Defying All Odds, Barbaro Is on the Mend

With each hesitant step, Barbaro, the 2006 Kentucky Derby winner who fractured his leg in the Preakness, is defying the odds.

In video released today, the bandages on his broken right hind leg were gone and he even appeared to be smiling for the camera.

The now-famous horse has a noticeable "hitch in his giddyap," but appears well on his way to recovery -- a recovery that many, including his own dedicated team of doctors, knew was a long shot.

"He was a great patient, not just a good patient," said surgeon Dean Richardson of the University of Pennsylvania School of Veterinary Medicine. "I'd say [he] was a great patient."

Though Barbaro's health is still at risk and he's still showing signs of his near-fatal injury, doctors say the famous racehorse may soon be leaving intensive care.

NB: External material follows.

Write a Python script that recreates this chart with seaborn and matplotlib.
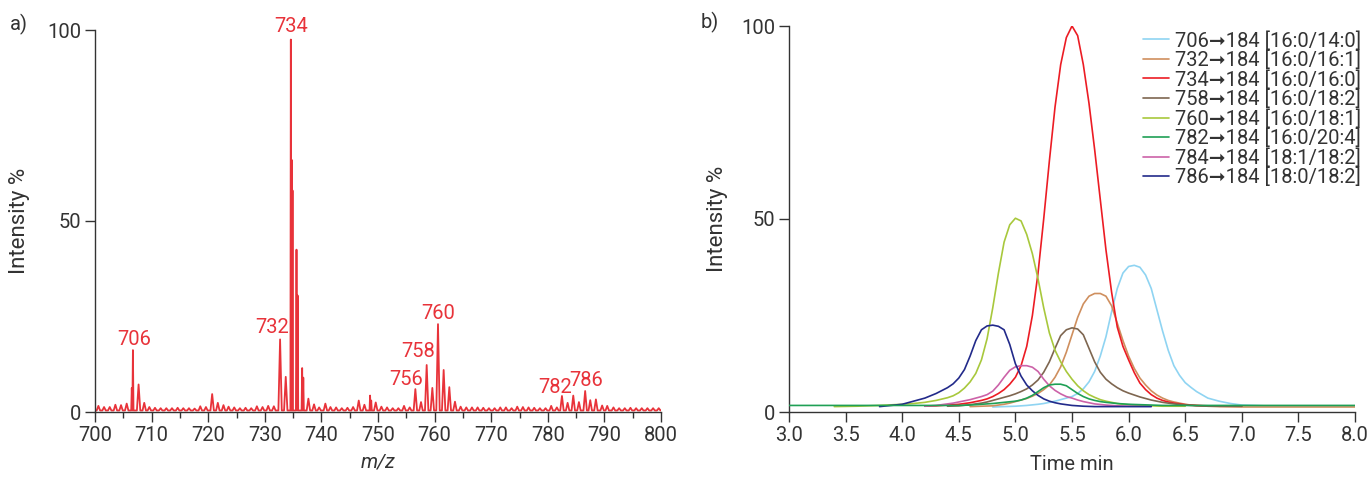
import numpy as np
import pandas as pd
import matplotlib
matplotlib.use('Agg')
import matplotlib.pyplot as plt
import matplotlib.ticker as mticker
import seaborn as sns

nan = np.nan

# ---- a) mass spectrum ----
# main peaks (m/z, intensity %)
peak_mz = [706.5, 706.7, 707.7, 708.7, 720.7, 721.7, 722.7,
           732.7, 733.7, 734.6, 734.75, 734.9, 735.6, 735.8, 736.6, 736.8, 737.7, 738.7,
           740.7, 746.6, 748.6, 748.8, 749.6,
           756.6, 757.6, 758.6, 759.6, 760.6, 761.6, 762.6, 763.6,
           782.5, 783.5, 784.5, 785.5, 786.6, 787.5, 788.5, 790.5]
peak_int = [6.3, 16.2, 7.2, 2.4, 4.7, 2.4, 1.8,
            19.0, 9.2, 97.5, 66.0, 58.0, 42.5, 30.5, 11.5, 9.0, 3.5, 2.0,
            2.2, 3.0, 4.3, 3.0, 2.5,
            6.0, 2.6, 12.3, 6.3, 23.0, 11.0, 6.5, 2.7,
            4.2, 2.4, 4.3, 2.6, 5.5, 3.1, 3.3, 1.6]

# small background peaks, one per nominal mass 700..799 (nan where a main peak sits)
noise_int = [1.6, 1.3, 1.3, 1.9, 1.8, 2.2, nan, nan, nan, 1.3,
             1.1, 1.0, 1.0, 1.0, 1.1, 1.0, 1.0, 0.9, 1.5, 1.3,
             nan, nan, nan, 1.4, 1.2, 1.0, 1.1, 1.0, 1.5, 1.3,
             1.6, 1.5, nan, nan, nan, nan, nan, nan, nan, 1.2,
             nan, 1.3, 1.2, 1.0, 1.1, 1.3, nan, 1.9, nan, nan,
             1.4, 1.2, 1.0, 1.0, 1.6, 1.2, nan, nan, nan, nan,
             nan, nan, nan, nan, 1.4, 1.2, 1.2, 1.2, 1.1, 1.0,
             1.0, 1.2, 1.2, 1.0, 1.4, 1.3, 1.2, 1.1, 1.0, 1.0,
             1.6, 1.2, nan, nan, nan, nan, nan, nan, nan, 1.7,
             nan, 1.2, 1.0, 1.0, 1.1, 1.0, 1.0, 1.0, 1.0, 1.0]

label_text = ['706', '732', '734', '756', '758', '760', '782', '786']

# ---- b) chromatograms ----
# time grid: coarse on the flat baseline, 0.05 min across the peaks
time = ([3.0, 3.2, 3.4, 3.6, 3.8, 4.0, 4.1, 4.2, 4.3]
        + list(np.round(np.arange(4.4, 6.601, 0.05), 2))
        + [6.7, 6.8, 6.9, 7.0, 7.2, 7.4, 7.6, 7.8, 8.0])
transitions = ['706\u279e184 [16:0/14:0]', '732\u279e184 [16:0/16:1]',
               '734\u279e184 [16:0/16:0]', '758\u279e184 [16:0/18:2]',
               '760\u279e184 [16:0/18:1]', '782\u279e184 [16:0/20:4]',
               '784\u279e184 [18:1/18:2]', '786\u279e184 [18:0/18:2]']
y706 = ([nan] * 9
        + [nan] * 8
        + [1.3, 1.35, 1.4, 1.45, 1.5, 1.6, 1.7, 1.85, 2.0, 2.2,
           2.5, 2.8, 3.2, 3.6, 4.0, 4.8, 6.0, 7.8, 10.5, 14.5,
           19.5, 26, 32, 36, 37.7, 38, 37.5, 35.5, 32, 26.5,
           21, 16, 12, 9.5, 7.6, 6.4, 5.3]
        + [3.6, 2.8, 2.2, 1.8, 1.6, 1.6, 1.6, 1.6, 1.6])
y732 = ([nan] * 9
        + [nan] * 4
        + [1.4, 1.45, 1.5, 1.55, 1.6, 1.8, 2.0, 2.3, 2.7, 3.1,
           3.5, 4.1, 4.8, 5.8, 7.0, 9.0, 11.7, 15.5, 20, 24.5,
           28, 30, 30.7, 30.7, 30, 27.5, 23, 18.5, 14.5, 11.3,
           8.8, 7.0, 5.5, 4.4, 3.6, 3.0, 2.6, 2.3, 2.0, 1.8, 1.7]
        + [1.5, 1.4, 1.35, 1.3, 1.3, 1.3, 1.3, 1.3, 1.3])
y734 = ([nan] * 7 + [1.5, 1.6]
        + [1.8, 1.9, 2.0, 2.2, 2.4, 2.7, 3.0, 3.4, 4.0, 4.8,
           5.8, 7.2, 9.0, 12, 17, 25, 36, 50, 65, 79,
           90, 97, 100, 97.5, 90, 80, 68, 55, 42, 31,
           22, 17, 13.5, 10.2, 7.5, 5.8, 4.5, 3.6, 3.0, 2.6,
           2.3, 2.1, 1.9, 1.8, 1.7]
        + [1.6, 1.5, 1.5, 1.5] + [nan] * 5)
y758 = ([nan] * 9
        + [1.5, 1.55, 1.6, 1.75, 1.9, 2.1, 2.3, 2.6, 3.0, 3.4,
           3.8, 4.2, 4.7, 5.3, 6.0, 7.0, 8.3, 10.3, 13, 16.5,
           19.8, 21.3, 21.8, 21.5, 20, 16.5, 13, 10.3, 8.5, 7.3,
           6.3, 5.5, 4.9, 4.4, 3.9, 3.5, 3.1, 2.8, 2.5, 2.3,
           2.1, 1.95, 1.8, 1.7, 1.6]
        + [1.5, 1.5, 1.5, 1.5] + [nan] * 5)
y760 = ([nan, nan, 1.4, 1.5, 1.7, 2.0, 2.2, 2.5, 3.0]
        + [3.7, 4.2, 5.0, 6.2, 7.8, 10.0, 13.5, 19, 27, 36,
           44, 48.5, 50.2, 49.5, 46, 41, 34.5, 27, 20.5, 16,
           13, 10.5, 8.5, 6.8, 5.5, 4.5, 3.8, 3.2, 2.8, 2.5,
           2.2, 2.0, 1.9, 1.8, 1.7, 1.65, 1.6, 1.55, 1.5, 1.5,
           1.5, 1.5, 1.5, nan, nan]
        + [nan] * 9)
y782 = ([1.7] * 9
        + [1.7, 1.7, 1.7, 1.75, 1.8, 1.9, 2.0, 2.1, 2.2, 2.35,
           2.5, 2.65, 2.8, 3.1, 3.6, 4.3, 5.3, 6.3, 7.0, 7.2,
           7.2, 6.8, 5.8, 4.8, 4.0, 3.4, 3.0, 2.7, 2.5, 2.35,
           2.2, 2.1, 2.0, 1.95, 1.9, 1.85, 1.8, 1.75, 1.7, 1.7,
           1.7, 1.7, 1.7, 1.7, 1.7]
        + [1.7] * 9)
y784 = ([nan] * 7 + [1.5, 1.7]
        + [2.1, 2.3, 2.6, 2.9, 3.2, 3.6, 4.0, 4.5, 5.4, 7.0,
           9.0, 10.8, 11.7, 12.0, 12.0, 11.6, 10.5, 8.5, 6.8, 5.6,
           4.7, 4.0, 3.6, 3.1, 2.7, 2.4, 2.1, 1.95, 1.8, 1.7,
           1.6, 1.55, 1.5, 1.5, 1.5, 1.5, 1.5]
        + [nan] * 8 + [nan] * 9)
y786 = ([nan, nan, nan, nan, 1.4, 2.0, 2.8, 3.6, 4.8]
        + [6.3, 7.3, 8.8, 11.0, 14.5, 18.5, 21.3, 22.3, 22.5, 22.2,
           21.3, 17.5, 12.5, 9.3, 7.0, 5.5, 4.3, 3.4, 2.8, 2.4,
           2.1, 1.9, 1.7, 1.6, 1.5, 1.45, 1.4]
        + [1.4] * 10 + [nan] * 8 + [nan] * 9)
chrom = [y706, y732, y734, y758, y760, y782, y784, y786]
chrom_colors = ['#8fd4f2', '#cf8f5e', '#ec1c24', '#7e6650', '#a8c83c', '#1fa055',
                '#cc62a8', '#222a8a']

# ---- style ----
sns.set_style('ticks')
plt.rcParams['font.family'] = ['Roboto', 'DejaVu Sans']
text_c = '#333333'
spec_red = '#e8333a'
plt.rcParams.update({
    'axes.edgecolor': text_c, 'axes.linewidth': 1.0,
    'xtick.color': text_c, 'ytick.color': text_c,
    'xtick.labelcolor': text_c, 'ytick.labelcolor': text_c,
    'axes.labelcolor': text_c, 'font.size': 14.5,
})

fig = plt.figure(figsize=(13.72, 4.78), dpi=100)
W, H = 1372, 478
ax1 = fig.add_axes([95 / W, 1 - 412 / H, 566 / W, 382 / H])
ax2 = fig.add_axes([789 / W, 1 - 412 / H, 566 / W, 386 / H])

# build profile of the spectrum from the peak list
mz_list = list(peak_mz)
in_list = list(peak_int)
for i, v in enumerate(noise_int):
    if not np.isnan(v):
        mz_list.append(700.6 + i)
        in_list.append(v)
order = np.argsort(mz_list)
c = np.array(mz_list)[order]
h = np.array(in_list)[order]
base = 0.4
gaps = np.diff(c)
px, py = [700.0], [base]
for k in range(len(c)):
    gl = gaps[k - 1] if k > 0 else 1.0
    gr = gaps[k] if k < len(gaps) else 1.0
    w = min(0.3, 0.5 * gl, 0.5 * gr)
    px += [c[k] - w, c[k], c[k] + w]
    py += [base, h[k], base]
px.append(800.0)
py.append(base)
spec = pd.DataFrame({'mz': px, 'intensity': py})
sns.lineplot(data=spec, x='mz', y='intensity', ax=ax1, sort=False, estimator=None,
             color=spec_red, lw=1.3)

label_x = [706.9, 731.3, 734.6, 754.9, 757.1, 760.6, 781.3, 786.7]
label_y = [17.5, 20.7, 99.5, 7.1, 14.4, 24.3, 5.0, 6.8]
for t, x, y in zip(label_text, label_x, label_y):
    ax1.text(x, y, t, ha='center', va='baseline', color=spec_red, fontsize=14.5)

ax1.set_xlim(700, 800)
ax1.set_ylim(0, 100)
ax1.xaxis.set_major_locator(mticker.MultipleLocator(10))
ax1.xaxis.set_minor_locator(mticker.MultipleLocator(5))
ax1.set_yticks([0, 50, 100])
ax1.set_xlabel('m/z', style='italic')
ax1.set_ylabel('Intensity %', fontsize=16)

# chromatograms
rows = []
for name, ys in zip(transitions, chrom):
    for t, v in zip(time, ys):
        if not np.isnan(v):
            rows.append((name, t, v))
cdf = pd.DataFrame(rows, columns=['transition', 'time', 'intensity'])
sns.lineplot(data=cdf, x='time', y='intensity', hue='transition', hue_order=transitions,
             palette=chrom_colors, ax=ax2, sort=False, estimator=None, lw=1.2)
for ln in ax2.get_lines():
    if ln.get_color() == chrom_colors[5]:
        ln.set_zorder(3)
ax2.set_xlim(3, 8)
ax2.set_ylim(0, 100)
ax2.xaxis.set_major_locator(mticker.MultipleLocator(0.5))
ax2.xaxis.set_major_formatter(mticker.FormatStrFormatter('%.1f'))
ax2.set_yticks([0, 50, 100])
ax2.set_xlabel('Time min')
ax2.set_ylabel('Intensity %', fontsize=16)
ax2.legend(loc='upper left', bbox_to_anchor=(1143 / W, 1 - 31 / H),
           bbox_transform=fig.transFigure, frameon=False, fontsize=14.5,
           handlelength=1.3, handletextpad=0.3, labelspacing=0.0,
           borderpad=0, borderaxespad=0, labelcolor=text_c)

for ax in (ax1, ax2):
    sns.despine(ax=ax)
    ax.tick_params(axis='both', which='major', length=7, width=1.0, pad=3)
    ax.tick_params(axis='x', which='minor', length=4, width=1.0)
ax1.yaxis.set_label_coords(-0.115, 0.5)
ax2.yaxis.set_label_coords(-0.108, 0.5)
ax1.xaxis.set_label_coords(0.5, -0.105)
ax2.xaxis.set_label_coords(0.5, -0.112)

fig.text(19 / W, 1 - 24 / H, 'a)', ha='center', va='center', fontsize=14.5, color=text_c)
fig.text(710 / W, 1 - 22 / H, 'b)', ha='center', va='center', fontsize=14.5, color=text_c)

fig.savefig('out.png', dpi=100)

"There's a possibility we'd try to get him out of the hospital where he'd be able to be walked on softer footing, because at this point his medical care is relatively modest," Richardson said.

It's been a harrowing seven months. He had shown true greatness at the Kentucky Derby, only to have that promise shattered in the Preakness.

Barbaro's delicate surgery involved 27 screws and a stainless-steel plate followed by hydrotherapy to reduce pressure on his legs.

His recovery was right on track until the extra weight on his healthy left leg caused a severe hoof disease called laminitis.

Laminitis isn't just painful, it's often a death sentence for horses. It killed the legendary Secretariat.

At the time, even Richardson got choked up delivering news of the setback.

"The prognosis -- I'd be lying if I said anything other than poor," he said at the time.

"When I said his prognosis was poor at that point, I was very devastated. I really didn't think that we were going to pull through to this point," Richardson said later.

However, fans never lost hope, sending tens of thousands of get-well cards and even Christmas ornaments, proving that America loves rooting for an underdog.

"The story has become one not of athletic greatness, but one of the greatness of character," said Laura Hillenbrand, author of "Seabiscuit."

"This is … a horse who doesn't know the meaning of the word 'quit,'" Hillenbrand said.

Doctors say they took their cues from a horse whose spirit never waned. Now, they say retirement for their prized patient may someday involve life on a stud farm.

"He's a pretty adaptable guy. He likes to meet other animals, he really does," Richardson said. "What we'd like to have him meet, eventually, would be receptive mares. That's what we'd like him to meet."